Des comportements et attitudes considérés comme naturels tels que marcher, bouger, parler sont en fait construits et « incorporés ». Le sociologue Pierre Bourdieu nomme ce concept « habitus ». Il se construit différemment selon la classe sociale ou le genre. Par exemple, les élèves de classe sociale favorisée adoptent davantage des postures considérées comme adéquates pour apprendre. Les sociologues ont mis en avant la nécessité de prendre en compte l’habitus mais aussi la façon dont les modalités de l'école « s'impriment » dans les corps, c’est-à-dire laissent leurs marques. On parle alors d’« incorporation ».

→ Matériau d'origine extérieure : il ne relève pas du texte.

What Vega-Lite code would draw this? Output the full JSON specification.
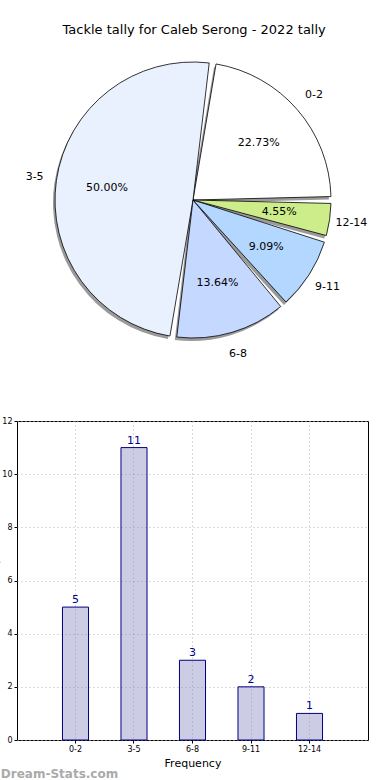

À QUELS ENJEUX POUR L'ÉLÈVE RÉPOND LE FAIT D'ENVISAGER LES DEUX IDENTITÉS EN COMPLÉMENTARITÉ ?
Les représentations, souvent inconscientes, que l’on se fait des postures du corps ne correspondent pas forcément à la réalité. À l'école, le corps est plutôt considéré comme un obstacle à maîtriser. La forme scolaire classique dessine des élèves attentifs, réactifs, assis pour bien apprendre. Or, ce n'est pas parce qu’un élève bouge ou qu’il est avachi qu’il n’apprend pas. L'enjeu est donc de faire évoluer ces représentations.
Les élèves apprennent d’abord par le ressenti et l’expérience. Ils n’ont pas un corps, ils sont leur corps. Certains domaines engagent davantage le corps, comme les arts, l’expression orale ou l'éducation physique ou sportive. Par exemple, pour jouer au foot-ball, l’élève doit aussi apprendre à se repérer dans l’espace. Tout ne se passe pas de façon consciente. Les réflexes cognitifs se développent en jouant. C’est dans cette discipline que le corps semble le plus valorisé, parfois de façon inégalitaire pour ceux qui n'auraient pas les mêmes aptitudes et ne seraient pas à la hauteur des attendus sportifs.
“Les élèves apprennent d’abord par le ressenti et l’expérience”
EN QUOI LE CORPS PEUT-IL ÊTRE UN VECTEUR D'APPRENTISSAGE ?
Des approches scientifiques, comme la proxémie, étudient l’impact des distances et des déplacements dans les interactions. Des espaces différenciés, permettant plusieurs types d’interactions, de postures et permettant le mouvement, dans lesquels les élèves sont amenés à se repérer et qui évoluent en fonction de leurs besoins, favorisent les apprentissages. Plusieurs recherches montrent que si le corps est trop contraint, cela a aussi une influence sur le bien-être des élèves.
Les expériences, positives ou négatives, peuvent marquer le corps comme des cicatrices invisibles. Le corps est aussi un vecteur d'enseignement. Le corps de l’enseignant, comme celui des autres adultes dans la classe, est présent pour faciliter l'apprentissage, que ce soit par sa position au sein de la classe, ses intonations, ses mouvements, ses gestes, voire ses regards.
QUELLES PRATIQUES EN MATERNELLE ET POUR QUELS ATTENDUS ?
Le corps est mobilisé comme support concret pour conceptualiser des notions abstraites. Ainsi, en géométrie, les élèves peuvent se déplacer en traçant des formes ou jouer au miroir pour la symétrie. Pour l'apprentissage de l'alphabet, les élèves peuvent associer à chaque lettre un son, une image et un geste, tel qu’un geste serpentin pour le « s » afin de faciliter la mémorisation.
Sur le plan pédagogique, il est important de proposer des situations variées où le corps est à la fois outil, moyen et objet d'apprentissage, d'alterner des phases d'action et des temps de verbalisation pour ancrer la conscience corporelle. Sur le plan des apprentissages, les élèves de maternelle développent leur perception de leur propre corps, construisent leur image de soi, tout en améliorant leurs capacités motrices et sensorielles.